The document shows that the N3.53 trillion investment includes an estimated public investment in the development of urban road of about N1.68 trillion.
Nigeria has experienced rapid yet uncontrolled urbanisation, which has put intense pressure on an already stretched housing infrastructure.
Nearly 50 per cent of Nigerians currently reside in urban areas, which represents almost 100 million people.
Over the years, housing supply constraints and asymmetric information on existing housing policies have prevented Nigeria from keeping up with the rapid urbanisation rate.
Also, lack of policy continuity arising from political risk and change of government over the years have stifled government efforts, thus, explaining the gap between the availability of affordable housing and the demand due to rising population.
Furthermore, the sector faces other hurdles such as proper land administration constraints; weak adherence to real estate market regulations; unhealthy speculation by stakeholders in the sector; low private sector involvement, poor housing database and mapping constraints as well as rising cost of building materials.
These challenges have all contributed to severely curtailing access to land despite the government’s best efforts to reform the mortgage sector.
But the government’s blueprint for the sector covering 2021-2025 stated that despite these challenges, the increasing demand for housing because of rapid urbanisation could be leveraged as a considerable engine for growth.

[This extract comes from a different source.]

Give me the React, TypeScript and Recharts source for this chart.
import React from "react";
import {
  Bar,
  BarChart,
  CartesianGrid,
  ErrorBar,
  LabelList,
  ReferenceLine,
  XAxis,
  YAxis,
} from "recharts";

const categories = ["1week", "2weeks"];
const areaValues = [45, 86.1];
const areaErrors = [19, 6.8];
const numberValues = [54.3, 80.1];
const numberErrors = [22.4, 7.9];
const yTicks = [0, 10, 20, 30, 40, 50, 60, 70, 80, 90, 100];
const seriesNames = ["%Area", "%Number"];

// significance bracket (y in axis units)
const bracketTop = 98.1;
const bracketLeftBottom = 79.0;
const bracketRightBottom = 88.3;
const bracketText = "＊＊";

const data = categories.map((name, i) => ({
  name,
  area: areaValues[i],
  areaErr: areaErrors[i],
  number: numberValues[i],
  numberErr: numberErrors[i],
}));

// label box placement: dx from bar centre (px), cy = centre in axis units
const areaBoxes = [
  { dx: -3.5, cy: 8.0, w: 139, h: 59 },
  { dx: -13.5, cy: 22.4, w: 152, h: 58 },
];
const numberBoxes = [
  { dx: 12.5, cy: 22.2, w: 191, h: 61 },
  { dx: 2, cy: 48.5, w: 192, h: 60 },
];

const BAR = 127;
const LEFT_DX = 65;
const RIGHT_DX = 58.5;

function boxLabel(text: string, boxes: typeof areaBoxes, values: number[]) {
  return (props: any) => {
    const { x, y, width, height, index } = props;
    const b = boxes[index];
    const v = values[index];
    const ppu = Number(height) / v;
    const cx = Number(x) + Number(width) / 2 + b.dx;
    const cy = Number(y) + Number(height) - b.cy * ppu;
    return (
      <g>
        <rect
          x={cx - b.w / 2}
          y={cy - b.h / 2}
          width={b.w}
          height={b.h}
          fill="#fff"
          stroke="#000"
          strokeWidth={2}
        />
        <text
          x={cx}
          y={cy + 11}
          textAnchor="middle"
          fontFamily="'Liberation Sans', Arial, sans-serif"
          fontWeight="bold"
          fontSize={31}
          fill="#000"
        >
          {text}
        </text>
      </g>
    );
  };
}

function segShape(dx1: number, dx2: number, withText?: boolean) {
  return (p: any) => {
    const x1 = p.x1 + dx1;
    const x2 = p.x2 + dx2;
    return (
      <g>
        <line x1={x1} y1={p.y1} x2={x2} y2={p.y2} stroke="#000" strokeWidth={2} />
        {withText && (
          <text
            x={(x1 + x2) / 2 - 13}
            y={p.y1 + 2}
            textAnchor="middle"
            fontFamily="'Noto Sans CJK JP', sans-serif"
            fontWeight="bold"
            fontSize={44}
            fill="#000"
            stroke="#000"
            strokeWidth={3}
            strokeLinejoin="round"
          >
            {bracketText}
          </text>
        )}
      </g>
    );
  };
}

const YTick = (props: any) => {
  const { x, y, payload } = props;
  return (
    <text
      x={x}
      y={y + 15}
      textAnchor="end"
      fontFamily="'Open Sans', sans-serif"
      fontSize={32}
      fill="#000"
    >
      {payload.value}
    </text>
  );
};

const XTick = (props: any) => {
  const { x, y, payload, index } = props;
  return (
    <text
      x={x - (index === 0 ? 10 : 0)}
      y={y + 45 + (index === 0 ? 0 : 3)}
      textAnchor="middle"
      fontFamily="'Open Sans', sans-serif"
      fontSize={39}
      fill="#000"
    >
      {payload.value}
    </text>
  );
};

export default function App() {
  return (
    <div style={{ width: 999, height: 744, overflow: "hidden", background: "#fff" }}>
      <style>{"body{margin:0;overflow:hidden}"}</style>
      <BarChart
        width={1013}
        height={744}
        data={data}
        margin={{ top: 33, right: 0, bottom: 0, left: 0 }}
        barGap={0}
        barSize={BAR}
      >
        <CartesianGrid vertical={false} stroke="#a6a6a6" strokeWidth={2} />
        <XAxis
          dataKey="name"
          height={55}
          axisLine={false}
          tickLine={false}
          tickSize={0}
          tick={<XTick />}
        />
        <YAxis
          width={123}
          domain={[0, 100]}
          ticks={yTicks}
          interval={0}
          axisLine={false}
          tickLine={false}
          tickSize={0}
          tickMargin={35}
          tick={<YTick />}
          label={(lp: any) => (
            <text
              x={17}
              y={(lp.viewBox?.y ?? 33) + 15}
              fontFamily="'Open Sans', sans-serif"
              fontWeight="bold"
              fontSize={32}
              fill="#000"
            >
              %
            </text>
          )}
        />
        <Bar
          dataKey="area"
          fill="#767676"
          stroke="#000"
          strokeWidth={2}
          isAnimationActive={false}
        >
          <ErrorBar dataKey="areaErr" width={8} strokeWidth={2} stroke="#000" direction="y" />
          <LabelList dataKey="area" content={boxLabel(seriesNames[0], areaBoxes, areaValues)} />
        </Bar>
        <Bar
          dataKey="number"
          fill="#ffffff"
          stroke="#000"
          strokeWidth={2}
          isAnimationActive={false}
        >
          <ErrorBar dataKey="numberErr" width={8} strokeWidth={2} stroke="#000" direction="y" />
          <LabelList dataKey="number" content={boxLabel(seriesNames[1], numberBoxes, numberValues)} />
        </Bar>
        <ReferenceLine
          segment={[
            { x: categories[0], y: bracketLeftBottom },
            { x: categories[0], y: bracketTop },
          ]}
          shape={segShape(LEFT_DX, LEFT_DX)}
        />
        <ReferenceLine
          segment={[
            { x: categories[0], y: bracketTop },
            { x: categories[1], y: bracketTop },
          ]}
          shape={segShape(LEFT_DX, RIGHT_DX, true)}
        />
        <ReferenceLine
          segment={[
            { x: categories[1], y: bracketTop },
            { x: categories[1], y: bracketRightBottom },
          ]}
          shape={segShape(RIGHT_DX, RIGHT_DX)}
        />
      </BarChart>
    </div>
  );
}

It stressed that building affordable houses to fill the shortfalls will increase demand for housing-related financing and drive liquidity of mortgage finance products.
According to the document, massive housing construction will also significantly boost demand for locally crafted materials to reduce construction costs as well as stimulate job creation, particularly in the construction and manufacturing sectors of the economy.

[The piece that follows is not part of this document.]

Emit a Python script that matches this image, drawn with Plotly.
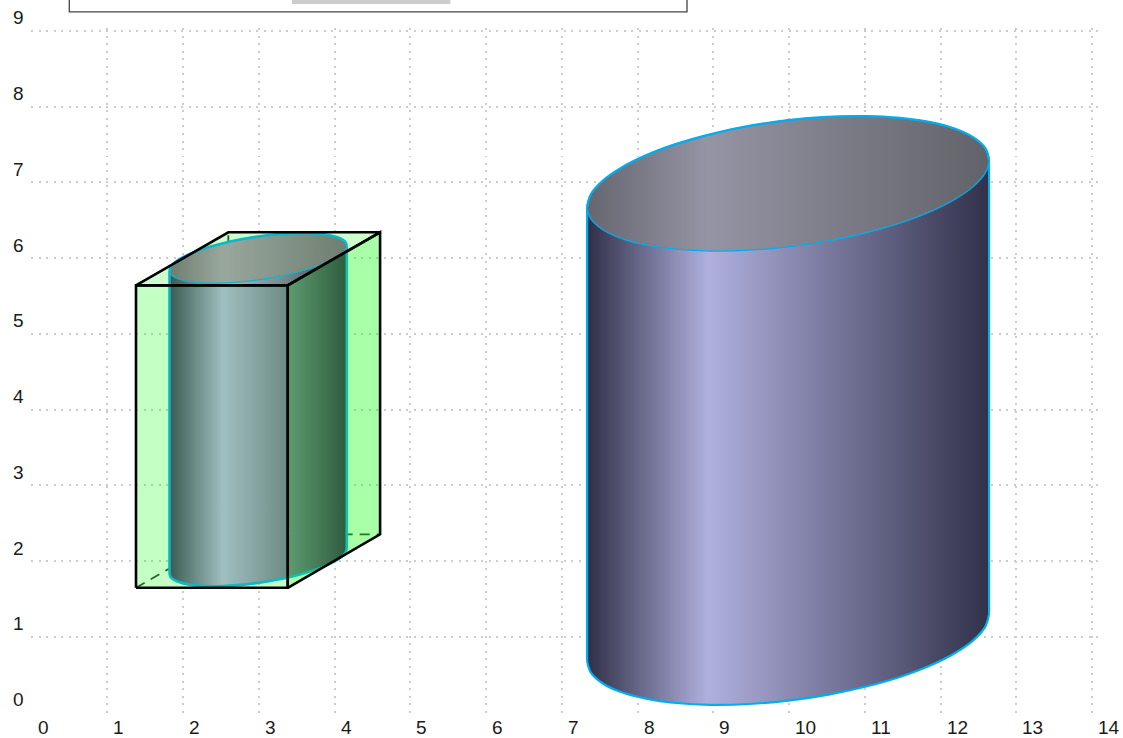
import plotly.graph_objects as go

# Tick labels
x_ticks = list(range(0, 15))
y_ticks = list(range(0, 10))

# Large cylinder: outline of its top rim
big_top_x = [12.639, 12.589, 12.437, 12.191, 11.862, 11.461, 11.002, 10.503,
             9.986, 9.469, 8.970, 8.511, 8.110, 7.781, 7.535, 7.383,
             7.333, 7.383, 7.535, 7.781, 8.110, 8.511, 8.970, 9.469,
             9.986, 10.503, 11.002, 11.461, 11.862, 12.191, 12.437, 12.589]
big_top_y = [7.295, 7.452, 7.591, 7.708, 7.795, 7.852, 7.876, 7.865,
             7.821, 7.745, 7.638, 7.508, 7.357, 7.192, 7.019, 6.844,
             6.675, 6.518, 6.379, 6.262, 6.175, 6.118, 6.094, 6.105,
             6.149, 6.225, 6.332, 6.462, 6.613, 6.778, 6.951, 7.126]
big_height = 5.99

# Small cylinder: outline of its top rim
small_top_x = [4.160, 4.138, 4.071, 3.962, 3.817, 3.641, 3.438, 3.218,
               2.990, 2.762, 2.542, 2.339, 2.163, 2.018, 1.909, 1.842,
               1.820, 1.842, 1.909, 2.018, 2.163, 2.339, 2.542, 2.762,
               2.990, 3.218, 3.438, 3.641, 3.817, 3.962, 4.071, 4.138]
small_top_y = [6.165, 6.218, 6.262, 6.296, 6.319, 6.330, 6.327, 6.313,
               6.286, 6.249, 6.201, 6.146, 6.085, 6.022, 5.958, 5.894,
               5.835, 5.782, 5.738, 5.704, 5.681, 5.670, 5.673, 5.687,
               5.714, 5.751, 5.799, 5.854, 5.915, 5.978, 6.042, 6.106]
small_height = 4.0

# Box corners
box_front_x = [1.378, 3.381]
box_front_y = [1.649, 5.641]
box_back_x = [2.597, 4.600]
box_back_y = [2.354, 6.341]

# Colours
BIG_BODY = [[0, "#2f2f47"], [0.30, "#b0b0de"], [1, "#31314a"]]
BIG_TOP = [[0, "#666670"], [0.30, "#9494a4"], [1, "#626269"]]
SMALL_BODY = [[0, "#4d2a6c"], [0.30, "#d0acfa"], [0.67, "#8f68ac"], [1, "#47085e"]]
SMALL_TOP = [[0, "#895e89"], [0.30, "#c092c5"], [1, "#8a5e8c"]]
BIG_RIM = "#00aeef"
SMALL_RIM = "#10a4ff"

fig = go.Figure()


def add_cylinder(top_x, top_y, height, body_scale, top_scale, rim, side_width):
    low_y = [v - height for v in top_y]
    left, right = min(top_x), max(top_x)
    half = len(top_x) // 2
    grad = dict(type="horizontal", colorscale=body_scale, start=left, stop=right)
    grad_top = dict(type="horizontal", colorscale=top_scale, start=left, stop=right)
    # body: quad between the rims plus the lower rim
    fig.add_trace(go.Scatter(
        x=[left, left, right, right, left],
        y=[low_y[half], top_y[half], top_y[0], low_y[0], low_y[half]],
        mode="lines", line=dict(width=0), fill="toself", fillgradient=grad))
    fig.add_trace(go.Scatter(
        x=top_x + top_x[:1], y=low_y + low_y[:1],
        mode="lines", line=dict(width=0, shape="spline"), fill="toself", fillgradient=grad))
    # outline of the body
    fig.add_trace(go.Scatter(
        x=top_x[half:] + top_x[:1], y=low_y[half:] + low_y[:1],
        mode="lines", line=dict(color=rim, width=side_width, shape="spline")))
    for side_x, i in ((left, half), (right, 0)):
        fig.add_trace(go.Scatter(
            x=[side_x, side_x], y=[low_y[i], top_y[i]],
            mode="lines", line=dict(color=rim, width=side_width)))
    # top rim
    fig.add_trace(go.Scatter(
        x=top_x + top_x[:3], y=top_y + top_y[:3],
        mode="lines", line=dict(color=rim, width=1.3, shape="spline"),
        fill="toself", fillgradient=grad_top))
    fig.add_trace(go.Scatter(
        x=top_x[:half + 1], y=top_y[:half + 1],
        mode="lines", line=dict(color=rim, width=side_width, shape="spline")))


add_cylinder(big_top_x, big_top_y, big_height, BIG_BODY, BIG_TOP, BIG_RIM, 2.2)

# Hidden box edges
fx0, fx1 = box_front_x
fy0, fy1 = box_front_y
bx0, bx1 = box_back_x
by0, by1 = box_back_y
fig.add_trace(go.Scatter(
    x=[fx0, bx0, bx1, None, bx0, bx0], y=[fy0, by0, by0, None, by0, by1],
    mode="lines", line=dict(color="#333333", width=1.8, dash="10px,7px")))

add_cylinder(small_top_x, small_top_y, small_height, SMALL_BODY, SMALL_TOP, SMALL_RIM, 2.6)

# Box faces
faces = [
    ([fx0, fx1, bx1, bx0, fx0], [fy1, fy1, by1, by1, fy1], "rgba(0,255,0,0.2)"),
    ([fx1, bx1, bx1, fx1, fx1], [fy0, by0, by1, fy1, fy0], "rgba(0,255,0,0.34)"),
    ([fx0, fx1, fx1, fx0, fx0], [fy0, fy0, fy1, fy1, fy0], "rgba(0,255,0,0.23)"),
]
for fx, fy, col in faces:
    fig.add_trace(go.Scatter(
        x=fx, y=fy, mode="lines", fill="toself", fillcolor=col,
        line=dict(color="#000000", width=2.6)))

annotations = []
FONT = dict(family="Liberation Sans, Arial, sans-serif", size=19, color="#1a1a1a")
for v in x_ticks:
    annotations.append(dict(
        x=v, y=0, xref="x", yref="y", text=str(v), showarrow=False, font=FONT,
        xanchor="left", yanchor="middle", xshift=4, yshift=-15))
for v in y_ticks:
    annotations.append(dict(
        x=0, y=v, xref="x", yref="y", text=str(v), showarrow=False, font=FONT,
        xanchor="right", yanchor="middle", xshift=-6, yshift=13))

shapes = [
    dict(type="rect", xref="paper", yref="paper", x0=0.0359, x1=0.6148, y0=1.0234, y1=1.08,
         line=dict(color="#444444", width=1.3), fillcolor="#ffffff"),
    dict(type="rect", xref="paper", yref="paper", x0=0.2446, x1=0.3930, y0=1.0350, y1=1.08,
         line=dict(width=0), fillcolor="#cccccc"),
]

axis_style = dict(
    showgrid=True, gridcolor="#cccccc", griddash="2px,5.5px", gridwidth=1.6,
    zeroline=False, showline=False, showticklabels=False, ticks="", dtick=1, tick0=0,
)
fig.update_layout(
    width=1123, height=738, showlegend=False,
    margin=dict(l=31, r=25, t=28, b=25, autoexpand=False),
    paper_bgcolor="#ffffff", plot_bgcolor="#ffffff",
    xaxis=dict(range=[-0.008, 14.077], **axis_style),
    yaxis=dict(range=[-0.004, 9.038], **axis_style),
    annotations=annotations, shapes=shapes, hovermode=False,
)
fig.write_html("out.html", config=dict(displayModeBar=False),
               post_script="document.body.style.margin='0';document.body.style.overflow='hidden';")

To improve access to affordable housing in Nigeria, the document stated that between 500,000 and one million houses will be delivered annually within the next four years.
The document also stated that the government will improve linkages between the housing sector and the economy with emphasis on improving urban development across the country.
“To achieve the goals outlined in the housing sector, the estimated public investment is N3.53 trillion from 2021-2025. This includes an estimated public investment in the urban road development of about N1.68 trillion.
“These allocations have been made to priority projects in the sector as well as projects essential to the operations of the relevant MDAs.
“Both federal and state governments will make the construction of affordable housing a priority to bridge any housing deficit, reduce slums and create opportunities for sustainable urban regeneration in Nigeria,” the document pointed out.
It further stated that securing the availability of long-term housing financing to facilitate access to home ownership for everyone will ultimately improve social inclusion and allow low-income Nigerians to build wealth.
“The achievement of these goals will be underpinned by an inclusive national housing policy that will fully unlock the socio-economic potential of the housing and urban development sector.
“The operational efficiency of the Federal Mortgage Bank and the Family Homes in collaboration with the Primary Mortgage Banks and the private real estate firms will be a priority,” it added.